- **Collected data**:
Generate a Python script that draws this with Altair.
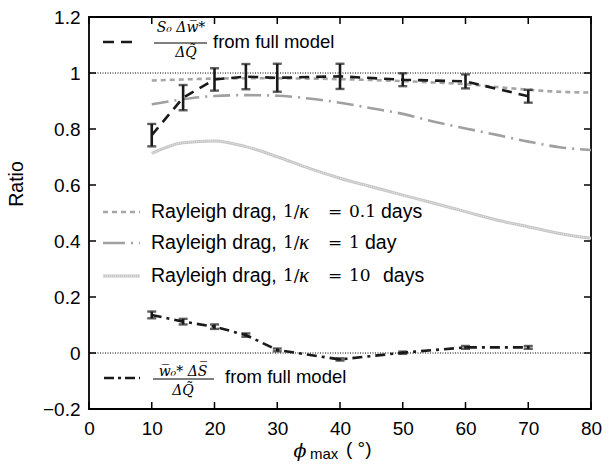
import altair as alt
import pandas as pd

# Full-model runs: latitude of maximum heating and the two ratio terms (with error bars)
phi_runs = [10, 15, 20, 25, 30, 40, 50, 60, 70]
sw_ratio = [0.778, 0.912, 0.977, 0.987, 0.983, 0.988, 0.976, 0.970, 0.917]
sw_err = [0.040, 0.045, 0.040, 0.045, 0.050, 0.045, 0.023, 0.025, 0.023]
ws_ratio = [0.136, 0.112, 0.094, 0.064, 0.011, -0.023, 0.001, 0.020, 0.020]
ws_err = [0.012, 0.010, 0.008, 0.006, 0.005, 0.004, 0.004, 0.005, 0.005]

# Rayleigh-drag model curves
phi_drag = [10, 15, 20, 25, 30, 35, 40, 45, 50, 55, 60, 65, 70, 75, 80]
drag_01 = [0.973, 0.977, 0.980, 0.981, 0.981, 0.980, 0.978, 0.975, 0.971, 0.966,
           0.960, 0.950, 0.940, 0.933, 0.930]
drag_1 = [0.888, 0.906, 0.918, 0.921, 0.919, 0.909, 0.894, 0.874, 0.854, 0.826,
          0.802, 0.779, 0.755, 0.735, 0.725]
drag_10 = [0.713, 0.751, 0.757, 0.737, 0.701, 0.660, 0.624, 0.594, 0.564, 0.535,
           0.505, 0.475, 0.451, 0.427, 0.410]

x_ticks = [0, 10, 20, 30, 40, 50, 60, 70, 80]
y_ticks = [-0.2, 0, 0.2, 0.4, 0.6, 0.8, 1.0, 1.2]
ref_levels = [0.0, 1.0]

W, H = 502, 392
SANS = "Liberation Sans"
SERIF = "DejaVu Serif"

xs = alt.Scale(domain=[0, 80], nice=False, zero=False)
ys = alt.Scale(domain=[-0.2, 1.2], nice=False, zero=False)

# one axis definition shared by every layer so they merge cleanly
x_axis = alt.Axis(values=x_ticks, ticks=False, domain=False, grid=False, title=None,
                  labelFont=SANS, labelFontSize=19, labelColor="black", labelPadding=10,
                  labelFlush=False)
y_axis = alt.Axis(values=y_ticks, format="~g", ticks=False, domain=False, grid=False,
                  title=None, labelFont=SANS, labelFontSize=19, labelColor="black",
                  labelPadding=9, labelFlush=False)

runs = pd.DataFrame({
    "phi": phi_runs,
    "sw": sw_ratio,
    "sw_lo": [v - e for v, e in zip(sw_ratio, sw_err)],
    "sw_hi": [v + e for v, e in zip(sw_ratio, sw_err)],
    "ws": ws_ratio,
    "ws_lo": [v - e for v, e in zip(ws_ratio, ws_err)],
    "ws_hi": [v + e for v, e in zip(ws_ratio, ws_err)],
})
drag = pd.DataFrame({"phi": phi_drag, "d01": drag_01, "d1": drag_1, "d10": drag_10})


def X(f="phi"):
    return alt.X(f"{f}:Q", scale=xs, axis=x_axis)


def Y(f):
    return alt.Y(f"{f}:Q", scale=ys, axis=y_axis)


refs = alt.Chart(pd.DataFrame({"v": ref_levels})).mark_rule(
    color="black", strokeWidth=1, strokeDash=[1, 1.5]).encode(y=Y("v"))

base_d = alt.Chart(drag)
l01 = base_d.mark_line(color="#a6a6a6", strokeWidth=2.6, strokeDash=[5, 4],
                       interpolate="monotone").encode(x=X(), y=Y("d01"))
l1 = base_d.mark_line(color="#a0a0a0", strokeWidth=2.6, strokeDash=[17, 6, 2, 6],
                      interpolate="monotone").encode(x=X(), y=Y("d1"))
l10 = base_d.mark_line(color="#c6c6c6", strokeWidth=3,
                       interpolate="monotone").encode(x=X(), y=Y("d10"))
l10_tex = base_d.mark_line(color="#ececec", strokeWidth=1, strokeDash=[1, 1],
                           interpolate="monotone").encode(x=X(), y=Y("d10"))

INK = "#1a1a1a"
base_r = alt.Chart(runs)
sw_line = base_r.mark_line(color=INK, strokeWidth=2.6, strokeDash=[10, 7]).encode(
    x=X(), y=Y("sw"))
sw_bar = base_r.mark_rule(color=INK, strokeWidth=2.6).encode(
    x=X(), y=Y("sw_lo"), y2="sw_hi")
sw_cap_lo = base_r.mark_tick(color=INK, orient="horizontal", size=9, thickness=2.4).encode(
    x=X(), y=Y("sw_lo"))
sw_cap_hi = base_r.mark_tick(color=INK, orient="horizontal", size=9, thickness=2.4).encode(
    x=X(), y=Y("sw_hi"))

ws_line = base_r.mark_line(color=INK, strokeWidth=2.6, strokeDash=[10, 5, 3, 5]).encode(
    x=X(), y=Y("ws"))
ws_bar = base_r.mark_rule(color=INK, strokeWidth=2.6).encode(
    x=X(), y=Y("ws_lo"), y2="ws_hi")
ws_cap_lo = base_r.mark_tick(color=INK, orient="horizontal", size=9, thickness=2.4).encode(
    x=X(), y=Y("ws_lo"))
ws_cap_hi = base_r.mark_tick(color=INK, orient="horizontal", size=9, thickness=2.4).encode(
    x=X(), y=Y("ws_hi"))

# inward-pointing ticks on all four sides
tx = alt.Chart(pd.DataFrame({"t": x_ticks}))
ty = alt.Chart(pd.DataFrame({"t": y_ticks}))
tick_style = dict(color="black", strokeWidth=1.5)
ticks = [
    tx.mark_rule(**tick_style).encode(x=X("t"), y=alt.value(H), y2=alt.value(H - 7)),
    tx.mark_rule(**tick_style).encode(x=X("t"), y=alt.value(0), y2=alt.value(7)),
    ty.mark_rule(**tick_style).encode(y=Y("t"), x=alt.value(0), x2=alt.value(7)),
    ty.mark_rule(**tick_style).encode(y=Y("t"), x=alt.value(W), x2=alt.value(W - 7)),
]

one = pd.DataFrame({"k": [0]})


def txt(s, x, y, font=SANS, size=18, style="normal", align="left", angle=0):
    return alt.Chart(one).mark_text(
        text=s, font=font, fontSize=size, fontStyle=style, align=align,
        baseline="middle", angle=angle, color="black").encode(
        x=alt.value(x), y=alt.value(y))


def swatch(x0, x1, y, color, width, dash=None):
    kw = dict(color=color, strokeWidth=width)
    if dash:
        kw["strokeDash"] = dash
    return alt.Chart(one).mark_rule(**kw).encode(
        x=alt.value(x0), x2=alt.value(x1), y=alt.value(y))


legend = []
# top entry: S0 Δw* / ΔQ from full model
legend += [
    swatch(14, 45, 25, INK, 2.6, [11, 7]),
    txt("S\u0305\u2080 \u0394w\u0305*", 92, 11, SERIF, 14, "italic", "center"),
    swatch(65, 118, 26, "black", 1),
    txt("\u0394Q\u0303", 97, 36, SERIF, 14, "italic", "center"),
    txt("from full model", 124, 25, SANS, 18.5),
]
# Rayleigh drag entries
rows = [
    (195, "0.1", "days", 292, swatch(14, 51, 195, "#a6a6a6", 2.6, [5, 4])),
    (226, "1", "day", 276, swatch(14, 51, 226, "#a0a0a0", 2.6, [22, 6, 2, 6])),
    (259, "10", "days", 294, swatch(14, 51, 259, "#c6c6c6", 3)),
]
for y, num, unit, ux, sw in rows:
    legend += [
        sw,
        txt("Rayleigh drag,", 62, y, SANS, 19.5),
        txt("1/", 194, y, SERIF, 17),
        txt("\u03ba", 210, y, "Liberation Serif", 21, "italic"),
        txt("=", 239, y, SERIF, 17),
        txt(num, 260, y, SERIF, 17),
        txt(unit, ux, y, SANS, 19.5),
    ]
legend.append(swatch(14, 51, 259, "#ececec", 1, [1, 1]))
# bottom entry: w0* ΔS / ΔQ from full model
legend += [
    swatch(15, 51, 361, INK, 2.6, [10, 4, 3, 4]),
    txt("w\u0305\u2080* \u0394S\u0305", 94, 355, SERIF, 14, "italic", "center"),
    swatch(64, 125, 362, "black", 1),
    txt("\u0394Q\u0303", 94, 374, SERIF, 14, "italic", "center"),
    txt("from full model", 136, 360, SANS, 18.5),
]

titles = [
    txt("Ratio", -72, 167, SANS, 19.5, angle=270, align="center"),
    txt("\u03d5", 211, 434, SERIF, 19, "italic", "center"),
    txt("max", 221, 437, SANS, 15),
    txt("( \u00b0)", 257, 432, SANS, 19),
]

chart = alt.layer(
    refs, l10, l10_tex, l1, l01,
    ws_line, ws_bar, ws_cap_lo, ws_cap_hi,
    sw_line, sw_bar, sw_cap_lo, sw_cap_hi,
    *ticks, *legend, *titles,
).properties(
    width=W, height=H,
    padding={"left": 89, "top": 17, "right": 22, "bottom": 58},
    autosize=alt.AutoSizeParams(type="none"),
    background="white",
).configure_view(stroke="black", strokeWidth=1.8)

chart.save("out.html", embed_options={"renderer": "svg", "actions": False})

- **Task statement**:
Repeat the listing above from its first line through the line that contains "0.004, 0.005, 0.005]", both included, and nothing more. Drop the pictures.

- **Exercise solution**:
Generate a Python script that draws this with Altair.
import altair as alt
import pandas as pd

# Full-model runs: latitude of maximum heating and the two ratio terms (with error bars)
phi_runs = [10, 15, 20, 25, 30, 40, 50, 60, 70]
sw_ratio = [0.778, 0.912, 0.977, 0.987, 0.983, 0.988, 0.976, 0.970, 0.917]
sw_err = [0.040, 0.045, 0.040, 0.045, 0.050, 0.045, 0.023, 0.025, 0.023]
ws_ratio = [0.136, 0.112, 0.094, 0.064, 0.011, -0.023, 0.001, 0.020, 0.020]
ws_err = [0.012, 0.010, 0.008, 0.006, 0.005, 0.004, 0.004, 0.005, 0.005]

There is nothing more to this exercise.